### Task brief:
Transcribe the full listing exactly, and drop every picture.
**********
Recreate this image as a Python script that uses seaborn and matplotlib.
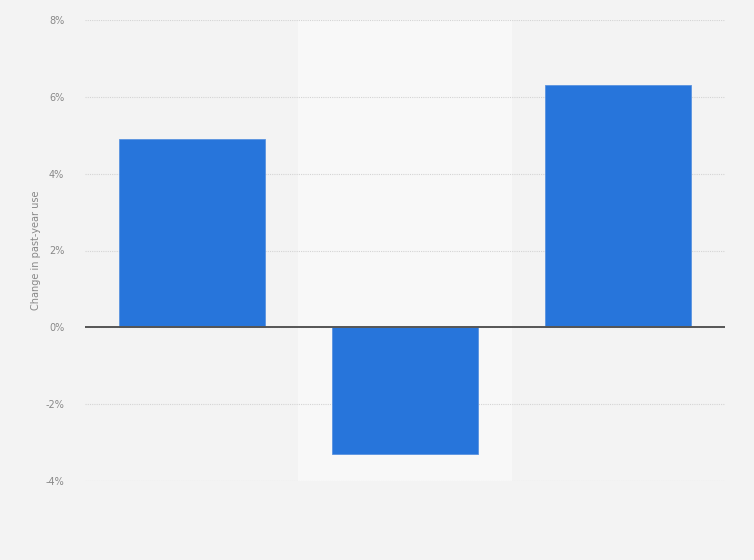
import matplotlib
matplotlib.use("Agg")
import matplotlib.pyplot as plt
import seaborn as sns
import pandas as pd
from matplotlib.ticker import FuncFormatter

categories = ["Group 1", "Group 2", "Group 3"]
values = [4.9, -3.3, 6.3]
yticks = [-4, -2, 0, 2, 4, 6, 8]

sns.set_theme(style="white")
plt.rcParams['font.family'] = ['DejaVu Sans']

df = pd.DataFrame({"category": categories, "value": values})

fig = plt.figure(figsize=(7.54, 5.60), dpi=100)
fig.patch.set_facecolor("#f3f3f3")
ax = fig.add_axes([85/754, 1-481/560, 640/754, 461/560])
ax.set_facecolor("#f3f3f3")

# alternating band
ax.axvspan(0.5, 1.5, color="#f8f8f8", zorder=0, lw=0)

sns.barplot(data=df, x="category", y="value", color="#2775db", width=0.685,
            saturation=1, ax=ax, zorder=3, edgecolor="#5a93e0", linewidth=0.6)

ax.set_ylim(-4, 8)
ax.set_xlim(-0.5, 2.5)
ax.set_yticks(yticks)
ax.yaxis.set_major_formatter(FuncFormatter(lambda v, p: f"{int(v)}%"))
ax.grid(axis="y", color="#d4d4d4", linestyle=(0, (1, 1)), linewidth=0.8, zorder=1)
ax.axhline(0, color="#555555", linewidth=1.4, zorder=4)
for s in ax.spines.values():
    s.set_visible(False)
ax.tick_params(axis="y", length=0, labelsize=7, labelcolor="#888888", pad=15)
ax.tick_params(axis="x", length=0, labelbottom=False)
ax.set_xlabel("")
ax.set_ylabel("Change in past-year use", fontsize=7, color="#888888", labelpad=3)

fig.savefig("out.png", dpi=100, facecolor=fig.get_facecolor())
**********
### The result:
Recreate this image as a Python script that uses seaborn and matplotlib.
import matplotlib
matplotlib.use("Agg")
import matplotlib.pyplot as plt
import seaborn as sns
import pandas as pd
from matplotlib.ticker import FuncFormatter

categories = ["Group 1", "Group 2", "Group 3"]
values = [4.9, -3.3, 6.3]
yticks = [-4, -2, 0, 2, 4, 6, 8]

sns.set_theme(style="white")
plt.rcParams['font.family'] = ['DejaVu Sans']

df = pd.DataFrame({"category": categories, "value": values})

fig = plt.figure(figsize=(7.54, 5.60), dpi=100)
fig.patch.set_facecolor("#f3f3f3")
ax = fig.add_axes([85/754, 1-481/560, 640/754, 461/560])
ax.set_facecolor("#f3f3f3")

# alternating band
ax.axvspan(0.5, 1.5, color="#f8f8f8", zorder=0, lw=0)

sns.barplot(data=df, x="category", y="value", color="#2775db", width=0.685,
            saturation=1, ax=ax, zorder=3, edgecolor="#5a93e0", linewidth=0.6)

ax.set_ylim(-4, 8)
ax.set_xlim(-0.5, 2.5)
ax.set_yticks(yticks)
ax.yaxis.set_major_formatter(FuncFormatter(lambda v, p: f"{int(v)}%"))
ax.grid(axis="y", color="#d4d4d4", linestyle=(0, (1, 1)), linewidth=0.8, zorder=1)
ax.axhline(0, color="#555555", linewidth=1.4, zorder=4)
for s in ax.spines.values():
    s.set_visible(False)
ax.tick_params(axis="y", length=0, labelsize=7, labelcolor="#888888", pad=15)
ax.tick_params(axis="x", length=0, labelbottom=False)
ax.set_xlabel("")
ax.set_ylabel("Change in past-year use", fontsize=7, color="#888888", labelpad=3)

fig.savefig("out.png", dpi=100, facecolor=fig.get_facecolor())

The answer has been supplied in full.